鶴本:そうなんです。国内で生産してブランド化するのであれば、価格帯は高くならざるを得ません。でも日本には、そんなラグジュアリーブランドがない。だからこそ、私はそこに挑戦したい、人生をかけようと思ったんです。
金丸:ナガエプリュスでは、最終的に何を目指していらっしゃるのでしょうか?
鶴本:ナガエプリュスを、メイド・イン・ジャパンの世界的なプラットフォームブランドにしていきたいです。モデルにしているのは、フランスの高級ブランド「エルメス」です。
金丸:というと?
鶴本:エルメスは、フランスの素晴らしい職人たちの受け皿になっているんです。高い技術を持つ複数の工場と提携し、それぞれの工場で作られた商品をエルメスのコーヒーカップ、エルメスのスカーフ、エルメスのアクセサリーとして販売しています。これと同じことが、ナガエプリュスでできないかと。将来はデザイン性の高い上質な生活用品全般が「ナガエプリュス」、つまりメイド・イン・ジャパンでそろえられるようにしたいです。
金丸:まさに今の日本のものづくりに必要な考え方ですね。
鶴本:地域の産業をブランド化すれば、あのブランドを作っている工場なんだと新しい職人さんたちが集まってきます。日本のものづくりを元気にするために、そういう良い循環や仕事が絶えない環境を作り上げていきたいです。
金丸:燕三条や高岡以外に、密接に関わっている地域はあるんですか?
鶴本:日本各地にありますよ。たとえば鳥取市のアルミ表面加工工場、革製品に金属の箔を貼る技術を持つ姫路の皮革工場、高い縫製技術を持つ東かがわ市の手袋工場、鯖江の眼鏡工場など、全国に提携工場を広げているところです。
金丸:鶴本さんの手腕で、こうした各地の工業製品が世界的なブランドに育っていくのを想像すると、非常に楽しみです。
鶴本:期待に応えられるように頑張ります。私はこの仕事で一番大事なことは、職人さんとの信頼関係だと思っています。最初は職人さんとの間に壁がある感じなんですが、私が「人生のミッションとして、ブランド化に取り組みたい」という強い思いを伝えると、「しょうがねえなあ」と言いながら、ちょっと心のドアが開く。そうすると「えっ、そんなことまでやってくださるの」っていうぐらいに、一生懸命に取り組んでくださるんです。先ほどの真空チタンカップも、はじめは「変なものを作らされている」としか思ってもらえませんでした。
金丸:職人からすれば、今までやっていなかったことに挑戦することになりますからね。
鶴本:金属加工の世界は品質を均一にすることを最優先としていますから、1個ずつ表面加工が異なるチタンカップは「常識から外れている。
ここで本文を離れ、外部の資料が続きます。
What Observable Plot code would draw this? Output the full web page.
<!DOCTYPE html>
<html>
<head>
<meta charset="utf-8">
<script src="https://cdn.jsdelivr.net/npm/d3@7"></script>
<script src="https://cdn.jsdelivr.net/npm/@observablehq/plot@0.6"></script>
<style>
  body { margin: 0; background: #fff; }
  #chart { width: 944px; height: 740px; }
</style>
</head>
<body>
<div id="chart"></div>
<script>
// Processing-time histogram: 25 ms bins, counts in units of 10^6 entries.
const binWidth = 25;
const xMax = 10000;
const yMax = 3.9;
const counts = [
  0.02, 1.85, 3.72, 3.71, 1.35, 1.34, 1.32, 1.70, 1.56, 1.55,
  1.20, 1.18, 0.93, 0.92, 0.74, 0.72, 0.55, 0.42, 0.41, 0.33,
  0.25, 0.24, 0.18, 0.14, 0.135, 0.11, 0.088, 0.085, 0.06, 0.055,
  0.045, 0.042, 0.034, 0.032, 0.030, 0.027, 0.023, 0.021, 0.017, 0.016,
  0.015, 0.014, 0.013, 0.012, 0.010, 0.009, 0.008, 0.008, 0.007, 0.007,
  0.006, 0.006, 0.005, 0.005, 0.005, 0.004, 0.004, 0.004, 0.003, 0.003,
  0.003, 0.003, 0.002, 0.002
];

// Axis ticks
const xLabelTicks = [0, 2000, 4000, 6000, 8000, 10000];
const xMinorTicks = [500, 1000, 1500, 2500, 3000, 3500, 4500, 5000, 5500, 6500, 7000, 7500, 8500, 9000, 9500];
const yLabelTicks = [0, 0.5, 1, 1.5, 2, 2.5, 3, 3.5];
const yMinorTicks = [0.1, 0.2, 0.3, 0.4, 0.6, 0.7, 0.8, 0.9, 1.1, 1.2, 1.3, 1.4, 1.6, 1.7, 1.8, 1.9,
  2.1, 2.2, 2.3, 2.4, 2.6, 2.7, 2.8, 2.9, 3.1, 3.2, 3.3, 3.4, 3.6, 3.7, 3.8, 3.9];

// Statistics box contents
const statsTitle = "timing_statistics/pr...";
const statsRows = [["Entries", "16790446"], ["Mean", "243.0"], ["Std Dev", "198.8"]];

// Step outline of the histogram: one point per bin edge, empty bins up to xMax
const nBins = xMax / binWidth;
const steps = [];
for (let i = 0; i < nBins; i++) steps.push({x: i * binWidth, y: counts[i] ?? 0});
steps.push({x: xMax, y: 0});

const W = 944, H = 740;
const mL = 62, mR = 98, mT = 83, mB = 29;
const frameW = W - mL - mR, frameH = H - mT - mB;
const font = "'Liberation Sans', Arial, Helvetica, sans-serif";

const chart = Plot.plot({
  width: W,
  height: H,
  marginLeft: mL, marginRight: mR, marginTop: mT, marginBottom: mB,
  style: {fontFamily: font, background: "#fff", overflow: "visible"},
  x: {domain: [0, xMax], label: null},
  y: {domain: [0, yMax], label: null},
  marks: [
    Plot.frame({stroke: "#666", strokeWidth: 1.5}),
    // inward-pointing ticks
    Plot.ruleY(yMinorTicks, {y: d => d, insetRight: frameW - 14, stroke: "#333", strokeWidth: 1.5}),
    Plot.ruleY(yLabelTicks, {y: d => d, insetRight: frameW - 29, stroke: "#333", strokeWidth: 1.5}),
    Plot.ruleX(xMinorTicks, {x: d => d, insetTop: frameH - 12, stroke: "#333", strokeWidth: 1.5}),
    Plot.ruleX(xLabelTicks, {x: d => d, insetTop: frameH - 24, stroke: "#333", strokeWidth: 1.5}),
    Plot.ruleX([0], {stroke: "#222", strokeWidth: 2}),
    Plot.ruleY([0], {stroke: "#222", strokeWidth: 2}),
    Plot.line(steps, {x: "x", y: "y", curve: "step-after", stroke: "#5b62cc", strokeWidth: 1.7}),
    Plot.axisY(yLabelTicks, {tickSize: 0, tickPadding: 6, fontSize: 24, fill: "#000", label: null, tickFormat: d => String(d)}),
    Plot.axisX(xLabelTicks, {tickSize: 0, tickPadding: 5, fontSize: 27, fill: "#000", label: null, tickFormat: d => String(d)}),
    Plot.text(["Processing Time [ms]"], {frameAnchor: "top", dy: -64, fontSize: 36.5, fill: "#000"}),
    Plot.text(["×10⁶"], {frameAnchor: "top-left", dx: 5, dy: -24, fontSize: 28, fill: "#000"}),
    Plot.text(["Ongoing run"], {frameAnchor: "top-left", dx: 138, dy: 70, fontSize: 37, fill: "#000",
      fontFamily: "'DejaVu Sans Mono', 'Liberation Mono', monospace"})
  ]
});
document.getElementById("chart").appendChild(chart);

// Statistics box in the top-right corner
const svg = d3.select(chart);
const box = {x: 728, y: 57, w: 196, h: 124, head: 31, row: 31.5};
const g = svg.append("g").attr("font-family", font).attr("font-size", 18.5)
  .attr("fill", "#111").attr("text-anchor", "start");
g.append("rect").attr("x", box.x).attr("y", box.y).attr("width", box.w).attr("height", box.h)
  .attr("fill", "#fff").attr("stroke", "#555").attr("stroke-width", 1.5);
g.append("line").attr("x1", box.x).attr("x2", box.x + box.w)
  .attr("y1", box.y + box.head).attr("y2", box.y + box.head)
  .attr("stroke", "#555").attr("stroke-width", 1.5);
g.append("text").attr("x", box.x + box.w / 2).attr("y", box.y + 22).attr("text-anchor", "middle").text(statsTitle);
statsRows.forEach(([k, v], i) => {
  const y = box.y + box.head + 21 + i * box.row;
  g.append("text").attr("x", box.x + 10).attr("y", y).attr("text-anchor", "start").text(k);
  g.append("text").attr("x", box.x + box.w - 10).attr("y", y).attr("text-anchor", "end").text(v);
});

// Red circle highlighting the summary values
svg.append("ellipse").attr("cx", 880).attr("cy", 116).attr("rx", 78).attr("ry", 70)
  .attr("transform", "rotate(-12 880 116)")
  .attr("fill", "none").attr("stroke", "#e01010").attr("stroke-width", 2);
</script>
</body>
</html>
こんなもの絶対売れない」と言われました。それでも「とにかく100個作ってください」とお願いし、全部売り切ろうと覚悟したんです。新宿の伊勢丹百貨店の売り場に立ち、自分の言葉でカップの良さを伝えた結果、3日間で完売。それを見ていた職人さんたちも「あいつはちゃんと商品を、世の中に出してくれる」と認めてくれるようになりました。
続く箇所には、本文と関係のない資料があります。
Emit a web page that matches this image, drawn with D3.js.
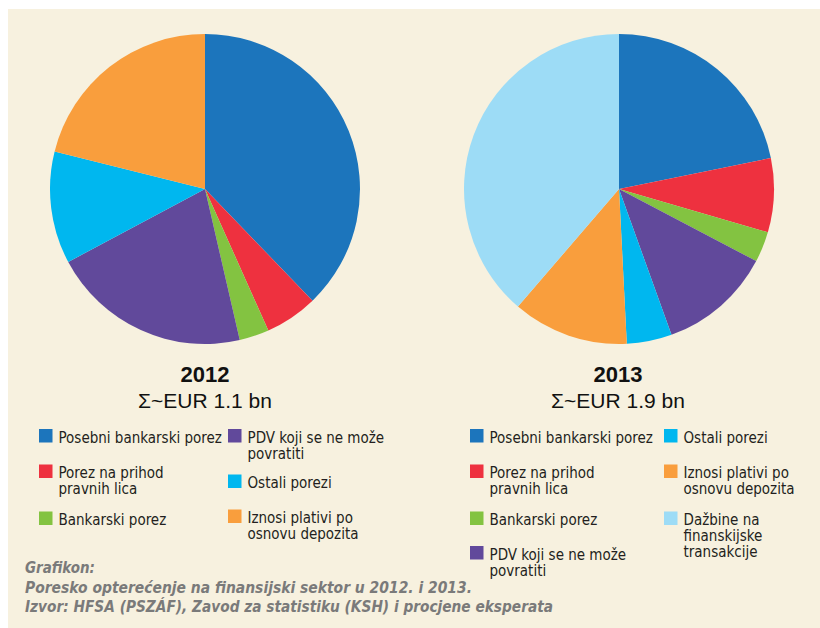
<!DOCTYPE html>
<html>
<head>
<meta charset="utf-8">
<script src="https://cdn.jsdelivr.net/npm/d3@7"></script>
<style>
  html, body { margin: 0; padding: 0; background: #ffffff; }
  svg { display: block; }
  .legend text { font-family: "Liberation Sans Narrow", "DejaVu Sans Condensed", sans-serif; font-size: 15px; fill: #231f20; }
  .title { font-family: "Liberation Sans", Arial, sans-serif; fill: #111; }
  .footer { font-family: "Liberation Sans Narrow", "DejaVu Sans Condensed", sans-serif; font-size: 16px; font-weight: bold; font-style: italic; fill: #7a7a7a; }
</style>
</head>
<body>
<svg id="chart" width="820" height="628"></svg>
<script>
// Tax categories (legend labels, one entry per printed line)
const catBankTax   = ["Posebni bankarski porez"];
const catCorpTax   = ["Porez na prihod", "pravnih lica"];
const catBankLevy  = ["Bankarski porez"];
const catVat       = ["PDV koji se ne može", "povratiti"];
const catOther     = ["Ostali porezi"];
const catDeposit   = ["Iznosi plativi po", "osnovu depozita"];
const catTransact  = ["Dažbine na", "finanskijske", "transakcije"];

// Share of the total tax burden (%) per year, in slice order
const categories2012 = ["bank", "corp", "levy", "vat", "other", "deposit"];
const values2012     = [37.8, 5.5, 3.1, 20.8, 11.7, 21.1];
const categories2013 = ["bank", "corp", "levy", "vat", "other", "deposit", "transact"];
const values2013     = [21.8, 7.7, 3.2, 11.8, 4.7, 12.1, 38.7];

const years  = ["2012", "2013"];
const totals = ["Σ~EUR 1.1 bn", "Σ~EUR 1.9 bn"];

const footerLines = [
  "Grafikon:",
  "Poresko opterećenje na finansijski sektor u 2012. i 2013.",
  "Izvor: HFSA (PSZÁF), Zavod za statistiku (KSH) i procjene eksperata"
];

const labelOf = {
  bank: catBankTax, corp: catCorpTax, levy: catBankLevy, vat: catVat,
  other: catOther, deposit: catDeposit, transact: catTransact
};

const color = d3.scaleOrdinal()
  .domain(["bank", "corp", "levy", "vat", "other", "deposit", "transact"])
  .range(["#1c75bc", "#ee313f", "#83c341", "#61499b", "#00b7ef", "#f99e3d", "#9ddcf6"]);

const svg = d3.select("#chart");

// cream panel
svg.append("rect").attr("x", 8).attr("y", 9).attr("width", 812).attr("height", 619).attr("fill", "#f7f1df");

const radius = 155;
const pie = d3.pie().sort(null).value(d => d.value);
const arc = d3.arc().innerRadius(0).outerRadius(radius);

// Layout of each panel: pie centre, title centre, legend columns and row tops
const panels = [
  {
    cats: categories2012, vals: values2012, cx: 205, cy: 189, tx: 205,
    legend: [
      { key: "bank", x: 39, y: 429 }, { key: "corp", x: 39, y: 464.5 }, { key: "levy", x: 39, y: 511.5 },
      { key: "vat", x: 228, y: 429 }, { key: "other", x: 228, y: 474.5 }, { key: "deposit", x: 228, y: 509.5 }
    ]
  },
  {
    cats: categories2013, vals: values2013, cx: 619, cy: 189, tx: 618,
    legend: [
      { key: "bank", x: 470, y: 429 }, { key: "corp", x: 470, y: 464.5 }, { key: "levy", x: 470, y: 511.5 },
      { key: "vat", x: 470, y: 546 },
      { key: "other", x: 664, y: 429 }, { key: "deposit", x: 664, y: 464.5 }, { key: "transact", x: 664, y: 511.5 }
    ]
  }
];

panels.forEach((p, i) => {
  const data = p.cats.map((c, j) => ({ key: c, value: p.vals[j] }));
  const g = svg.append("g").attr("transform", `translate(${p.cx},${p.cy})`);
  g.selectAll("path")
    .data(pie(data))
    .join("path")
    .attr("d", arc)
    .attr("fill", d => color(d.data.key));

  svg.append("text").attr("class", "title")
    .attr("x", p.tx).attr("y", 382)
    .attr("text-anchor", "middle")
    .style("font-size", "22px").style("font-weight", "bold")
    .text(years[i]);
  svg.append("text").attr("class", "title")
    .attr("x", p.tx).attr("y", 408)
    .attr("text-anchor", "middle")
    .style("font-size", "21px")
    .text(totals[i]);

  const lg = svg.append("g").attr("class", "legend");
  const items = lg.selectAll("g").data(p.legend).join("g")
    .attr("transform", d => `translate(${d.x},${d.y})`);
  items.append("rect")
    .attr("width", 13.5).attr("height", 13.5)
    .attr("fill", d => color(d.key));
  items.append("text")
    .attr("x", 19.5).attr("y", 13.5)
    .selectAll("tspan")
    .data(d => labelOf[d.key])
    .join("tspan")
    .attr("x", 19.5)
    .attr("dy", (d, k) => k === 0 ? 0 : 16)
    .text(d => d);
});

// caption and source lines, fitted to their printed widths
const footerWidths = [70, 447, 528];
svg.selectAll("text.footer")
  .data(footerLines)
  .join("text")
  .attr("class", "footer")
  .attr("x", 25)
  .attr("y", (d, i) => [573, 593, 612][i])
  .attr("textLength", (d, i) => footerWidths[i])
  .attr("lengthAdjust", "spacingAndGlyphs")
  .text(d => d);
</script>
</body>
</html>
金丸:自分たちの技術がもっと高く売れることを理解すれば、日本のものづくりも変わりますね。
鶴本:それに、これまでは海外に売り込みにいっていましたが、反対に日本に来てもらって、日本の空気感のなかでプロダクトの良さを感じてもらうことが重要なのでは、と考えるようになりました。それを実践するため、今年の夏、東京の外苑前にナガエプリュスの直営店をオープンする予定です。
金丸:日本はヨーロッパから見て、ファーイースト。ファーイーストに行くには時間もお金もかかるけど、逆にそれが希少価値になる。
鶴本:おっしゃるとおりです。日本にきちんと根を張って、その価値を丁寧に伝えていきたいです。